You can also check up on your overall inventory performance and health — through metrics tracking your management of product demand and spending on storage fees.

Make predictions based on sales averages every few days.

This is what Amazon does in the inventory dashboard, however, if you start doing your own calculations you may find that your predictions are different. This might be a result of how Amazon calculates averages that don’t account for sudden spikes and drops in sales.

It’s best to make several predictions to compare side by side with Amazon’s numbers. Keeping close track of sales averages for your last seven days, two weeks, and last 30 days is a good rule of thumb. Closely monitoring these numbers should enable you to avoid getting caught off guard and going out of stock.

inventory management amazon covid

Plan ahead based on the shipping times 

Timing is everything, especially with unpredictable shipping and loading times. At any given time, you should be aware of how long you will stay in stock for any given SKU, as well as how long it will take to restock, if necessary. For this purpose, you should have a spreadsheet that keeps track of the following data in regards to each of your inventory shipments:

Date of order – The date you have made an order to your supplier

Date of shipping – The date your supplier has finished production and handed of the batch to be shipped

Check in date – The date your inventory has reached your FBA warehouse

Loading date – The date the first items from your batch have become available to be sold

Order quantity – The number of units/items you order to be manufactured

Shipping method – whether the shipment was made by standard/express air or by sea

From this data you can extrapolate the following information:

Manufacturing time
The time it took for your supplier to arrive to the designated FBA warehouse

Shipping time 
The time it took for your shipment to arrive to the designated FBA warehouse

Loading time 
The time it took for your inventory to be available for sale after being checked in


Keeping track of these factors gives you a better idea of how long it takes your manufacturer to produce a certain order size, as well as how long it takes for the inventory to arrive and to load. The duration might differ throughout the year. Tracking as much information as possible enables you to make more confident predictions on the timing of future shipments.

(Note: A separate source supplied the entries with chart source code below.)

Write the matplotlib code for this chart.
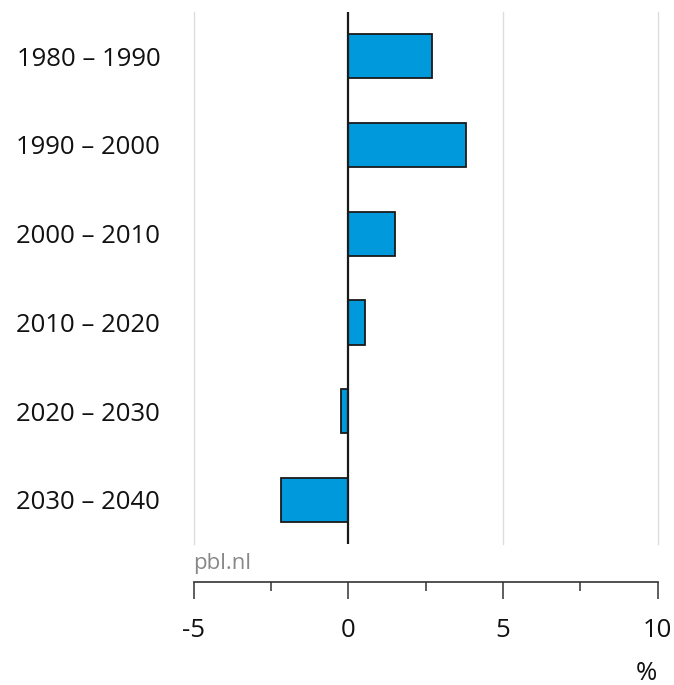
import matplotlib; matplotlib.use("Agg")
import matplotlib.pyplot as plt
from matplotlib.ticker import MultipleLocator

periods = ["1980 – 1990", "1990 – 2000", "2000 – 2010", "2010 – 2020", "2020 – 2030", "2030 – 2040"]
change = [2.71, 3.80, 1.52, 0.54, -0.24, -2.19]
xticks = [-5, 0, 5, 10]

BLUE = "#0099dc"
plt.rcParams.update({"font.family": ["Open Sans", "DejaVu Sans"]})

fig = plt.figure(figsize=(6.74, 6.85), dpi=100)
ax = fig.add_axes([0.2874, 0.2058, 0.6884, 0.7767])

ypos = range(len(periods))
ax.barh(ypos, change, height=0.5, color=BLUE, edgecolor="#1a1a1a", linewidth=1.3, zorder=3)
for g in [-5, 5, 10]:
    ax.axvline(g, color="#dddddd", lw=1, zorder=0, clip_on=False)
ax.axvline(0, color="#1a1a1a", lw=1.6, zorder=4)

ax.set_xlim(-5, 10)
ax.set_ylim(len(periods) - 0.5, -0.5)
ax.set_yticks(list(ypos))
ax.set_yticklabels(periods, fontsize=18.5, color="#111111")
ax.tick_params(axis="y", length=0, pad=24)

ax.set_xticks(xticks)
ax.xaxis.set_minor_locator(MultipleLocator(2.5))
ax.tick_params(axis="x", which="major", length=12.5, width=1.1, color="#333333",
               labelsize=18.5, labelcolor="#111111", pad=14)
ax.tick_params(axis="x", which="minor", length=6.5, width=1.1, color="#333333")
ax.set_xticklabels(["-5", "0", "5", "10"])

for s in ["top", "right", "left"]:
    ax.spines[s].set_visible(False)
ax.spines["bottom"].set_position(("outward", 27))
ax.spines["bottom"].set_color("#333333")
ax.spines["bottom"].set_linewidth(1.2)

fig.text(0.287, 1 - 563 / 685, "pbl.nl", fontsize=16, color="#888888", va="center", ha="left")
fig.text(646 / 674, 1 - 674 / 685, "%", fontsize=18.5, color="#111111", va="center", ha="center")

fig.savefig("out.png", dpi=100, facecolor="white")
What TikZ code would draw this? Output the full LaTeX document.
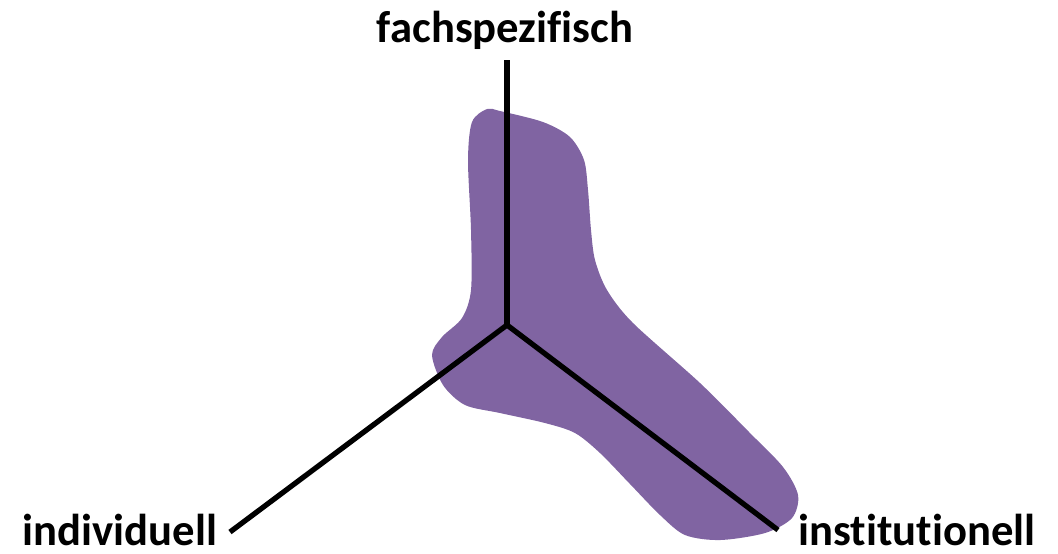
\documentclass[tikz,border=0pt]{standalone}
\usepackage{fontspec}
\setmainfont[Ligatures=NoCommon]{Carlito}
\usepackage{tikz}
\definecolor{blobviolet}{HTML}{8064A2}
\tikzset{axis/.style = {line width = 1.5pt, black},
  lbl/.style = {font = \fontsize{12.7}{14}\selectfont\bfseries, inner sep = 0, anchor = base}}

\begin{document}
\begin{tikzpicture}[x=0.01cm, y=-0.01cm]
    \useasboundingbox (0, 0) rectangle (1058, 553);
    \fill [blobviolet] plot [smooth cycle, tension=0.5] coordinates {
      (487, 109) (500, 111) (543, 122) (570, 137) (584, 160) (588, 190) (591, 230)
      (595, 260) (607, 290) (633, 323) (700, 383) (750, 433) (783, 467) (798, 495)
      (792, 518) (765, 533) (720, 540) (685, 535) (660, 515) (630, 484) (600, 453)
      (575, 433) (545, 423) (500, 413) (465, 405) (443, 385) (432, 355) (442, 337)
      (462, 318) (471, 290) (471, 230) (468, 160) (472, 122)};

    \coordinate (centre) at (507, 325);
    \coordinate (topend) at (507, 60);
    \coordinate (leftend) at (230, 532);
    \coordinate (rightend) at (778, 530);
    \draw [axis] (centre) -- (topend);
    \draw [axis] (centre) -- (leftend);
    \draw [axis] (centre) -- (rightend);

    \node [lbl] (fach) at (505, 42) {fachspezifisch};
    \node [lbl] (indiv) at (120, 545) {individuell};
    \node [lbl] (inst) at (917, 545) {institutionell};
  \end{tikzpicture}
\end{document}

Paying attention to important dates and cut offs

While the non-essential items ban was sudden, Amazon usually gives warnings. Most notably, the cut off points for important sales dates such as: Prime day, Black Friday, and holiday seasons. Amazon issues a notice that reads, “if you don’t get your inventory check-in by this date we cannot guarantee that your inventory will be available for sale by this date/season.”

This isn’t strictly relevant to the current situation, but is generally important to keep in mind since it’s something that can impact your calculations if you fail to plan for it. Luckily, these cut off points are fairly predictable, so they shouldn’t blindside you.

Pandemics that force everyone indoors are, fortunately, an uncommon occurrence. Amazon sellers are all too familiar with rapid changes in the market and the need for adaptability. Spending a few minutes each day tracking your numbers will help you thrive during uncertain times. Making informed decisions for your business can be the difference between success and failure.